El argentino va y aplaude. No importa el lugar, el día o la hora. Si a las tres de la tarde del domingo, mientras se come una milanesa a caballo en San Telmo, irrumpe un show de músicos callejeros ante sus ojos, acompañará con palmas. Jamás dejará tirado a un artista que entona, desafinadamente, algún clásico del rock nacional: desde Flaca -para los fanáticos de Andrés Calamaro- hasta El Sensei -para las rolingas que siguen a las Pastillas del Abuelo― los aplausos estarán a la orden del día. Luego, a la hora de que la gorra pase mesa por mesa, algunas de esas manos se guardarán en los bolsillos y nada saldrá de ellos.
El argentino va y aplaude. Incluso innova: en todos los países del mundo se aplaude al final de la obra de teatro. En la Argentina, no. Si una frase en la mitad de la función les mueve el alma, aplauden; si entra a escena el actor que les gusta, aplauden; y si Nico Vázquez advierte que en el palco está Mirtha Legrand, aplauden.
El argentino va y aplaude. En el cine, con la película terminada, aplaude. ¿A quién? A Meryl Streep, con la ilusión de que esas palmas ruidosas lleguen a su casa en Palm Beach. O a Ansiedad, para reconocer la gran actuación que tuvo en la cabeza de Riley en Intensamente.
El argentino va y aplaude.

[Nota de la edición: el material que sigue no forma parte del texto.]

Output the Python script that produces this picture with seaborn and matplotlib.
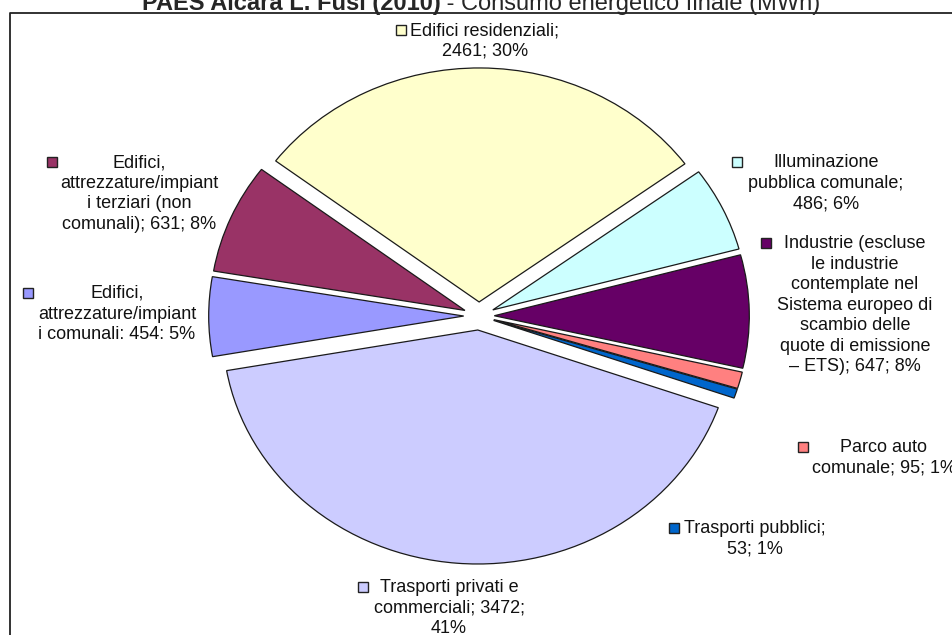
"""Torta dei consumi energetici finali (PAES) ricostruita con seaborn/matplotlib."""

import matplotlib

matplotlib.use("Agg")
import matplotlib.pyplot as plt  # noqa: E402
import seaborn as sns  # noqa: E402

# Dati (ordine del modello PAES, in senso orario)
categories = [
    "Edifici, attrezzature/impianti comunali",
    "Edifici, attrezzature/impianti terziari (non comunali)",
    "Edifici residenziali",
    "Illuminazione pubblica comunale",
    "Industrie (escluse ETS)",
    "Parco auto comunale",
    "Trasporti pubblici",
    "Trasporti privati e commerciali",
]
values = [454, 631, 2461, 486, 647, 95, 53, 3472]
percents = [5, 8, 30, 6, 8, 1, 1, 41]
colors = ["#9999FF", "#993366", "#FFFFCC", "#CCFFFF", "#660066", "#FF8080", "#0066CC", "#CCCCFF"]
label_templates = [
    "Edifici,\nattrezzature/impiant\ni comunali: {v}: {p}%",
    "Edifici,\nattrezzature/impiant\ni terziari (non\ncomunali); {v}; {p}%",
    "Edifici residenziali;\n{v}; {p}%",
    "Illuminazione\npubblica comunale;\n{v}; {p}%",
    "Industrie (escluse\nle industrie\ncontemplate nel\nSistema europeo di\nscambio delle\nquote di emissione\n\u2013 ETS); {v}; {p}%",
    "Parco auto\ncomunale; {v}; {p}%",
    "Trasporti pubblici;\n{v}; {p}%",
    "Trasporti privati e\ncommerciali; {v};\n{p}%",
]
title_bold = "PAES Alcara L. Fusi (2010)"
title_rest = " - Consumo energetico finale (MWh)"

# Impaginazione (pixel dell'immagine 952x635)
W, H = 952, 635
CX, CY, RX, RY = 479, 316, 255, 234
label_xy = [(117, 293), (139, 162), (485, 30), (826, 162), (855, 243), (884, 447), (755, 528), (449, 587)]
key_xy = [(28, 293), (52, 162), (401, 30), (737, 162), (766, 243), (803, 447), (674, 528), (363, 587)]


def main():
    sns.set_theme(style="white")
    plt.rcParams["font.family"] = ["Liberation Sans", "DejaVu Sans"]

    fig = plt.figure(figsize=(W / 100, H / 100), dpi=100)
    fig.patch.set_facecolor("white")

    # Torta
    ax = fig.add_axes([0, 0, 1, 1])
    ax.pie(
        values,
        colors=colors,
        startangle=190,
        counterclock=False,
        explode=[0.06] * len(values),
        wedgeprops=dict(edgecolor="#1a1a1a", linewidth=0.9),
    )
    ax.set_aspect("auto")
    ax.set_xlim(-CX / RX, (W - CX) / RX)
    ax.set_ylim((CY - H) / RY, CY / RY)
    ax.axis("off")

    # Sovrapposizione in pixel per etichette, cornice e titolo
    ov = fig.add_axes([0, 0, 1, 1], facecolor="none")
    ov.set_xlim(0, W)
    ov.set_ylim(H, 0)
    ov.axis("off")

    ov.plot([10, 10, W], [H, 13, 13], color="#222222", lw=1.3, solid_capstyle="butt")

    for tpl, v, p, c, (lx, ly), (kx, ky) in zip(label_templates, values, percents, colors, label_xy, key_xy):
        ov.text(
            lx, ly - 8, tpl.format(v=v, p=p),
            ha="center", va="top", multialignment="center",
            fontsize=13, linespacing=1.27, color="#111111",
        )
        ov.plot(kx, ky, marker="s", markersize=7, color=c, mec="#222222", mew=1.0)

    # Titolo (tagliato in alto come nell'originale)
    t1 = ov.text(0, 10, title_bold, fontsize=17, fontweight="bold", ha="left", va="baseline")
    t2 = ov.text(0, 10, title_rest, fontsize=17, ha="left", va="baseline")
    fig.canvas.draw()
    w1 = t1.get_window_extent().width
    w2 = t2.get_window_extent().width
    x0 = 481 - (w1 + w2) / 2
    t1.set_x(x0)
    t2.set_x(x0 + w1)

    fig.savefig("out.png", dpi=100)


if __name__ == "__main__":
    main()
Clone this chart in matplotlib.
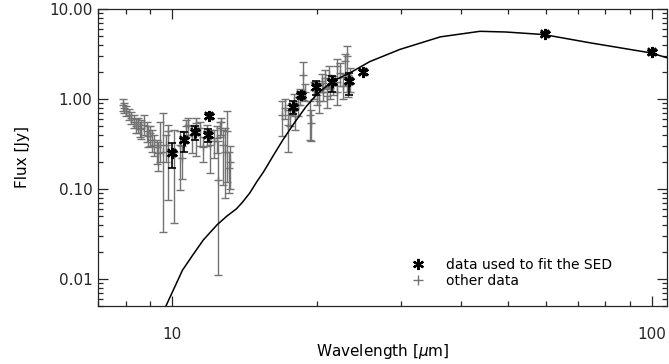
import numpy as np
import matplotlib
matplotlib.use('Agg')
import matplotlib.pyplot as plt
from matplotlib.ticker import LogLocator, NullFormatter

# SED model curve
model_wave = [9.7, 10.5, 11.0, 11.6, 12.4, 13.0, 13.6, 14.0, 14.5, 15.0, 15.5, 16.2,
              17.0, 18.0, 19.0, 20.0, 21.0, 22.0, 23.5, 25.8, 29.8, 36.2, 43.8, 49.6,
              59.5, 74.5, 99.5, 108.0]
model_flux = [0.005, 0.0125, 0.018, 0.027, 0.040, 0.050, 0.060, 0.071, 0.090, 0.120,
              0.155, 0.23, 0.35, 0.55, 0.82, 1.12, 1.40, 1.65, 1.96, 2.6, 3.55, 4.9,
              5.65, 5.55, 5.2, 4.2, 3.25, 2.85]

# data used to fit the SED
fit_wave = [10.0, 10.58, 11.14, 11.93, 11.88, 17.82, 18.56, 19.91, 21.5, 23.37, 25.0, 59.9, 100.0]
fit_flux = [0.25, 0.35, 0.425, 0.65, 0.40, 0.81, 1.12, 1.35, 1.55, 1.57, 2.0, 5.3, 3.3]
fit_lo = [0.17, 0.26, 0.353, 0.61, 0.33, 0.686, 1.0, 1.12, 1.21, 1.12, 1.90, 5.0, 3.1]
fit_hi = [0.324, 0.43, 0.505, 0.69, 0.464, 0.94, 1.21, 1.6, 1.81, 1.94, 2.1, 5.6, 3.5]

# other data
other_wave = [7.89, 7.93, 8.02, 8.11, 8.22, 8.32, 8.42, 8.49, 8.55, 8.62, 8.73, 8.84, 8.90,
              8.97, 9.05, 9.16, 9.27, 9.34, 9.42, 9.57, 9.72, 9.80, 10.1, 10.4, 10.5, 10.7,
              10.8, 10.97, 11.2, 11.4, 11.6, 11.8, 12.0, 12.2, 12.4, 12.46, 12.56, 12.66,
              12.76, 12.87, 13.0, 13.1, 13.17,
              16.9, 17.2, 17.45, 17.6, 17.9, 18.0, 18.3, 18.5, 18.75, 18.9, 19.4, 19.5,
              19.7, 20.0, 20.25, 20.5, 20.65, 20.8, 21.0, 21.2, 21.3, 21.67, 22.0, 22.1,
              22.4, 22.66, 22.9, 23.1, 23.25, 23.45]
other_flux = [0.86, 0.79, 0.73, 0.67, 0.62, 0.56, 0.50, 0.53, 0.46, 0.48, 0.52, 0.44, 0.39,
              0.42, 0.35, 0.31, 0.29, 0.25, 0.31, 0.26, 0.31, 0.44, 0.26, 0.31, 0.22, 0.50,
              0.52, 0.40, 0.54, 0.48, 0.29, 0.44, 0.31, 0.34, 0.37, 0.127, 0.48, 0.56,
              0.31, 0.26, 0.44, 0.17, 0.20,
              0.67, 0.79, 0.52, 0.67, 0.94, 0.64, 0.86, 1.07, 1.86, 1.21, 0.67, 0.54,
              1.27, 1.12, 0.94, 1.57, 1.21, 1.71, 1.07, 1.86, 1.33, 1.44, 2.30, 1.21,
              1.94, 1.38, 2.62, 2.97, 1.44, 1.71]
other_lo = [0.74, 0.70, 0.64, 0.58, 0.53, 0.47, 0.42, 0.42, 0.38, 0.36, 0.40, 0.33, 0.29,
            0.30, 0.26, 0.23, 0.19, 0.16, 0.20, 0.033, 0.20, 0.076, 0.042, 0.098, 0.13, 0.38,
            0.40, 0.25, 0.23, 0.30, 0.20, 0.30, 0.15, 0.22, 0.25, 0.011, 0.38, 0.40,
            0.112, 0.08, 0.118, 0.09, 0.10,
            0.385, 0.60, 0.26, 0.50, 0.75, 0.45, 0.65, 0.85, 0.98, 0.95, 0.35, 0.34,
            1.00, 0.85, 0.70, 1.20, 0.95, 1.30, 0.80, 1.40, 1.00, 1.10, 1.70, 0.85,
            1.40, 1.00, 1.90, 1.21, 1.05, 1.20]
other_hi = [1.00, 0.90, 0.83, 0.77, 0.72, 0.66, 0.60, 0.62, 0.56, 0.58, 0.66, 0.55, 0.50,
            0.50, 0.45, 0.40, 0.35, 0.33, 0.55, 0.70, 0.40, 0.52, 0.45, 0.44, 0.30, 0.58,
            0.62, 0.50, 0.62, 0.56, 0.38, 0.52, 0.45, 0.45, 0.50, 0.34, 0.56, 0.62,
            0.45, 0.48, 0.73, 0.26, 0.30,
            0.96, 1.00, 0.75, 0.85, 1.15, 0.80, 1.05, 1.30, 2.55, 1.45, 0.95, 0.75,
            1.55, 1.40, 1.20, 1.90, 1.50, 2.10, 1.35, 2.30, 1.65, 1.80, 2.80, 1.55,
            2.50, 1.75, 3.20, 3.84, 1.85, 2.20]

ytick_vals = [0.01, 0.1, 1.0, 10.0]
ytick_labels = ['0.01', '0.10', '1.00', '10.00']
xtick_vals = [10, 100]
xtick_labels = ['10', '100']

fig = plt.figure(figsize=(6.69, 3.64), dpi=100)
ax = fig.add_axes([98 / 669, 58 / 364, 569 / 669, 297 / 364])

ow = np.array(other_wave)
of = np.array(other_flux)
oerr = [of - np.array(other_lo), np.array(other_hi) - of]
ax.errorbar(ow, of, yerr=oerr, fmt='+', color='0.45', ecolor='0.45',
            elinewidth=1, capsize=3, capthick=1, markersize=6, mew=1, zorder=2)

fw = np.array(fit_wave)
ff = np.array(fit_flux)
ferr = [ff - np.array(fit_lo), np.array(fit_hi) - ff]
ax.errorbar(fw, ff, yerr=ferr, fmt='none', ecolor='black',
            elinewidth=1.2, capsize=3, capthick=1.2, zorder=4)
ax.plot(fw, ff, ls='none', marker=(6, 2, 0), color='black', markersize=8, mew=1.6, zorder=5)
ax.plot(fw, ff, ls='none', marker='x', color='black', markersize=6, mew=1.6, zorder=5)

ax.plot(model_wave, model_flux, color='black', lw=1.1, zorder=3)

ax.set_xscale('log')
ax.set_yscale('log')
ax.set_xlim(7.0, 107.5)
ax.set_ylim(0.005, 10)

ax.set_xticks(xtick_vals)
ax.set_xticklabels(xtick_labels)
ax.set_yticks(ytick_vals)
ax.set_yticklabels(ytick_labels)
ax.xaxis.set_minor_locator(LogLocator(base=10, subs=np.arange(2, 10)))
ax.yaxis.set_minor_locator(LogLocator(base=10, subs=np.arange(2, 10)))
ax.xaxis.set_minor_formatter(NullFormatter())
ax.yaxis.set_minor_formatter(NullFormatter())

ax.tick_params(which='both', direction='in', top=True, right=True, width=0.9, colors='0.15')
ax.tick_params(which='major', length=7)
ax.tick_params(which='minor', length=3.5)
ax.tick_params(axis='x', which='major', pad=15, labelsize=11)
ax.tick_params(axis='y', which='major', pad=4, labelsize=11)
for s in ax.spines.values():
    s.set_linewidth(0.9)
    s.set_color('0.15')

ax.set_xlabel(r'Wavelength [$\mu$m]', fontsize=11, labelpad=0)
ax.set_ylabel('Flux [Jy]', fontsize=11, labelpad=14)

# legend
h1, = ax.plot([], [], ls='none', marker=(6, 2, 0), color='black', markersize=8, mew=1.6)
h2, = ax.plot([], [], ls='none', marker='+', color='0.45', markersize=7, mew=1)
ax.legend([h1, h2], ['data used to fit the SED', 'other data'], loc='lower right',
          bbox_to_anchor=(0.925, 0.02), frameon=False, fontsize=10,
          handletextpad=1.4, labelspacing=0.1, handlelength=1.2)

fig.savefig('out.png', dpi=100)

En los estadios, cuando se pide un minuto de silencio antes de empezar el partido ante una muerte sentida, el argentino aplaude. O sea, el minuto de silencio es a puro aplauso. Las palmas no entienden de entretiempos: cuando la voz del estadio anuncia que dará la vuelta olímpica la división de vóley sub 15, los aplausos estallan para festejar el campeonato de un equipo que nadie sabía que existía.
El argentino va y aplaude. Ni siquiera piensa qué está aplaudiendo o que, a los hechos prácticos, el aplauso simboliza un reconocimiento. Puede haber estado volando doce horas a Europa, en un avión que se sacudió más que el dólar, pero una vez aterrizado se desharán en aplausos para el piloto.
El argentino va y aplaude. En los casamientos, cuando entran los novios al salón pero también cuando se proyecta el video emotivo, se baila el vals, entra el postre, se corta la torta y hasta cuando se divorcian. En los asados, cuando entra el tío impregnado de humo y carbón con una fuente de achuras en sus manos. En el trabajo, ante la computadora, cuando ven que se le acreditó el sueldo. Y hasta en las peleas -de pareja, familiares― para ironizar sobre un argumento con el que no están de acuerdo.
El argentino va y aplaude. No sea cosa que alguien quede sin ser reconocido o que, Dios no lo permita, uno termine afuera del aplauso masivo.